A Country Where You Cannot Bring Your Own Drone
Azerbaijan has restricted the import of drones since 2003, and there are still no clear regulations for private or recreational drone use. Travellers regularly report having equipment confiscated at Baku airport. I could not bring my own drones into the country.
Instead, I had to use a drone provided by my host - an older generation model I was not familiar with. I was accompanied by a local guide, and at every location, before every takeoff, he had to call ahead and obtain security permission. The process was the same each time: phone call, wait, sometimes a confrontation, then clearance. At one location, I sat in the car for 45 minutes waiting for approval while my guide negotiated with the authorities.

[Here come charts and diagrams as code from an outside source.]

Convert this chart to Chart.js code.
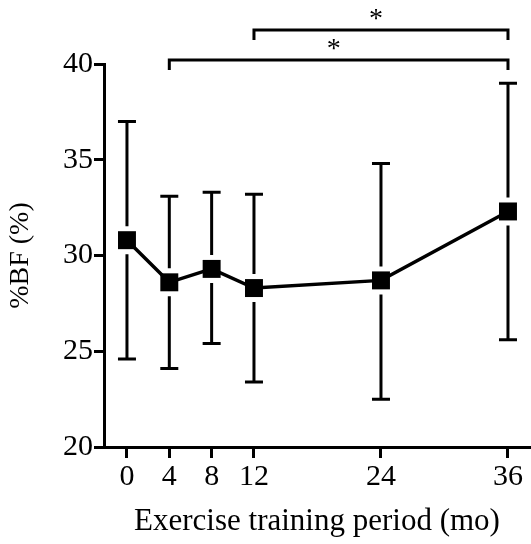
<!DOCTYPE html>
<html><head><meta charset="utf-8">
<script src="https://cdn.jsdelivr.net/npm/chart.js@4"></script>
<style>html,body{margin:0;padding:0;background:#fff}#w{width:531px;height:544px}</style>
</head><body><div id="w"><canvas id="c"></canvas></div>
<script>
const months = [0, 4, 8, 12, 24, 36];
const meanBF = [30.8, 28.6, 29.3, 28.3, 28.7, 32.3];
const upperBF = [37.0, 33.1, 33.3, 33.2, 34.8, 39.0];
const lowerBF = [24.6, 24.1, 25.4, 23.4, 22.5, 25.6];
const xTicks = [0, 4, 8, 12, 24, 36];
const brackets = [ {from: 4, to: 36, label: '*'}, {from: 12, to: 36, label: '*'} ];

const serif = "'Liberation Serif', 'DejaVu Serif', serif";

const errPlugin = {
  id: 'err',
  beforeDatasetsDraw(chart) {
    const ctx = chart.ctx, xs = chart.scales.x, ys = chart.scales.y;
    ctx.save();
    ctx.strokeStyle = '#000';
    ctx.lineWidth = 3;
    months.forEach((m, i) => {
      const x = xs.getPixelForValue(m);
      const yc = ys.getPixelForValue(meanBF[i]);
      const yt = ys.getPixelForValue(upperBF[i]);
      const yb = ys.getPixelForValue(lowerBF[i]);
      ctx.beginPath();
      ctx.moveTo(x, yt); ctx.lineTo(x, yc - 14);
      ctx.moveTo(x, yc + 14); ctx.lineTo(x, yb);
      ctx.moveTo(x - 9, yt); ctx.lineTo(x + 9, yt);
      ctx.moveTo(x - 9, yb); ctx.lineTo(x + 9, yb);
      ctx.stroke();
    });
    ctx.restore();
  },
  afterDatasetsDraw(chart) {
    const ctx = chart.ctx, xs = chart.scales.x;
    ctx.save();
    ctx.strokeStyle = '#000';
    ctx.fillStyle = '#000';
    ctx.lineWidth = 3;
    const levels = [60, 30];
    brackets.forEach((b, k) => {
      const x1 = xs.getPixelForValue(b.from), x2 = xs.getPixelForValue(b.to);
      const y = levels[k];
      ctx.beginPath();
      ctx.moveTo(x1, y + 10); ctx.lineTo(x1, y); ctx.lineTo(x2, y); ctx.lineTo(x2, y + 10);
      ctx.stroke();
      ctx.font = "28px " + serif;
      ctx.textAlign = 'center';
      ctx.textBaseline = 'middle';
      ctx.fillText(b.label, (x1 + x2) / 2 - 5, y - 10);
    });
    ctx.restore();
  }
};

new Chart(document.getElementById('c'), {
  type: 'scatter',
  data: {
    datasets: [{
      data: months.map((m, i) => ({x: m, y: meanBF[i]})),
      showLine: true,
      borderColor: '#000',
      borderWidth: 3.5,
      backgroundColor: '#000',
      pointStyle: 'rect',
      pointRadius: 12.7,
      pointHoverRadius: 12.7,
      pointBorderWidth: 0,
      clip: false
    }]
  },
  options: {
    responsive: true,
    maintainAspectRatio: false,
    animation: false,
    events: [],
    layout: { autoPadding: false, padding: { top: 64, right: 1, left: 0, bottom: 0 } },
    plugins: { legend: { display: false }, tooltip: { enabled: false } },
    scales: {
      x: {
        type: 'linear', min: -2.17, max: 38.08,
        afterBuildTicks: s => { s.ticks = xTicks.map(v => ({value: v})); },
        afterFit: s => { s.height = 97; s.paddingLeft = 0; s.paddingRight = 0; },
        grid: { drawOnChartArea: false, drawTicks: true, tickLength: 11, tickWidth: 3, tickColor: '#000' },
        border: { display: true, color: '#000', width: 3 },
        ticks: { color: '#000', font: { family: serif, size: 30 }, padding: 1, maxRotation: 0 },
        title: { display: true, text: 'Exercise training period (mo)', color: '#000', font: { family: serif, size: 31 }, padding: { top: 4 } }
      },
      y: {
        min: 20, max: 40,
        ticks: { stepSize: 5, color: '#000', font: { family: serif, size: 30 }, padding: 1 },
        afterFit: s => { s.width = 104; },
        grid: { drawOnChartArea: false, drawTicks: true, tickLength: 10, tickWidth: 3, tickColor: '#000' },
        border: { display: true, color: '#000', width: 3 },
        title: { display: true, text: '%BF (%)', color: '#000', font: { family: serif, size: 28 }, padding: { top: 4, bottom: 0 } }
      }
    }
  },
  plugins: [errPlugin]
});
</script></body></html>
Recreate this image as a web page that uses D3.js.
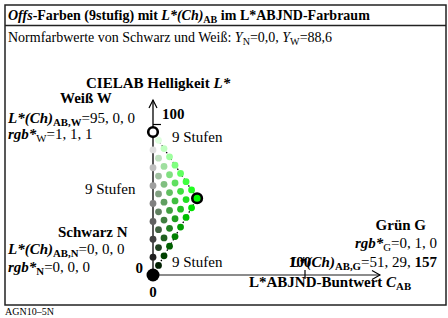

This was not the kind of shoot where you land somewhere scenic, send the drone up, and see what happens. Every flight was a negotiaton.
The City Behind the Red Tape
When we did get airborne, Baku delivered. The city sits on the western coast of the Caspian Sea and has been transforming itself since Azerbaijan’s independence from the Soviet Union in 1991. Oil wealth has funded an architectural overhaul that few cities can match - the Flame Towers, a trio of skyscrapers shaped like fire, dominate the skyline, while the Heydar Aliyev Center, a 57,500-square-metre cultural complex designed by Zaha Hadid, has become one of the most photographed buildings in the region. It won Design of the Year in 2014.
The Secret Service Reviews My YouTube Video
After the shoot, I completed the edit and prepared to upload the video to YouTube. But before I could make it public, my Azeri friends in Dubai introduced an unexpected final step. The video, they explained, needed to be reviewed by the Secret Service.
This was a precautionary step my hosts considered non-negotiable. The footage went through a screening process before it was cleared for publication. Eventually, after clearing every hurdle - the permits, the security checks, the 45-minute waits, and the Secret Service - I uploaded the video. It surpassed 100,000 views.
For a shoot that required more permissions than most film productions, the result made it worth the paperwork.